Ne cherchons pas de héros ici, nous ne verrons que des personnages. Faux-héros donc, Vivien de Lynde animait un groupe de jeunes « hussards » grincheux contre la société présente, métissée et multiculturelle, atteinte de « crétinisme » et trop ouverte sur l'extérieur pour leur goût de réactionnaires nostalgiques d'un ordre noir périmé. Vivien s'est suicidé dans la fleur de l'âge, outré par l'entourloupe d'une séduisante mais perfide documentariste, qui a enregistré tous leurs propos nauséabonds, haineux et racistes.

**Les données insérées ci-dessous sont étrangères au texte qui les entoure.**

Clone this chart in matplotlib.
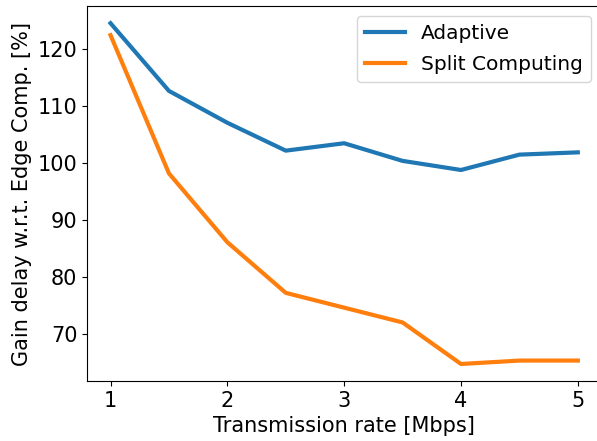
import matplotlib
matplotlib.use("Agg")
import matplotlib.pyplot as plt

rate = [1, 1.5, 2, 2.5, 3, 3.5, 4, 4.5, 5]
adaptive = [124.6, 112.7, 107.1, 102.2, 103.5, 100.4, 98.8, 101.5, 101.9]
split = [122.5, 98.2, 86.1, 77.2, 74.6, 72.0, 64.7, 65.3, 65.3]

fig, ax = plt.subplots(figsize=(5.97, 4.41), dpi=100)
# right spine is cropped off in the reference
fig.subplots_adjust(left=0.146, right=1.007, top=0.986, bottom=0.136)

ax.plot(rate, adaptive, color='#1f77b4', linewidth=3, label='Adaptive')
ax.plot(rate, split, color='#ff7f0e', linewidth=3, label='Split Computing')

ax.set_xticks([1, 2, 3, 4, 5])
ax.set_yticks([70, 80, 90, 100, 110, 120])
ax.tick_params(labelsize=15)
ax.set_xlabel('Transmission rate [Mbps]', fontsize=15)
ax.set_ylabel('Gain delay w.r.t. Edge Comp. [%]', fontsize=15)
ax.legend(loc='upper right', fontsize=14.5, labelspacing=0.6)

fig.savefig('out.png', dpi=100)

Auparavant, il a commis un ramassis romanesque intitulé « Le grand déplacement », imaginant la déportation massive vers la Libye, d'habitants de la France jugés dangereux ou simplement malfaisants par les autorités nouvelles. Le roman malsain de cette magistrale épuration, à supposer qu'il soit publiable, qui va le publier ? Revenue de ses vaines aventures sexuelles et humanitaires, la mère de Vivien, Gaia de Lynden se tourne vers le narrateur pour envisager la publication de ce brûlot. En effet, avant de se suicider, Vivien avait croisé la route de Gabriel Osmonde et commencé à lire son chef-d'œuvre, « Alternaissance », qui aurait pu le conduire à une existence supérieure. Double littéraire de Makine, Osmonde est présenté ici comme une sorte de gourou dont l'avis sera déterminant. De plus, cet Osmonde est un personnage-clé, un passeur, qui relie une société occidentale triste et usée par la consommation à un lumineux paradis abkhaze, post-soviétique et montagnard où l'on contemple la richesse des étoiles. C'est là que se retrouve autour d'Osmonde un groupe de « diggers », lecteurs du prophète Godbarsky, et bientôt rejoints par Gaia et le narrateur lui-même après un crochet par la Belgique.

 

L'écriture musclée d'Andreï Makine parvient difficilement à convaincre le lecteur de sa bonne intention. Est-il du côté des « hussards » qui déplorent les décombres des temps modernes, ou cherche-t-il réellement une issue vers le haut, une transcendance, une sorte de nouvelle naissance dans un milieu pur, élitiste et éthéré ?

 

• Andreï Makine : Au-delà des frontières. Grasset, 2019, 267 pages.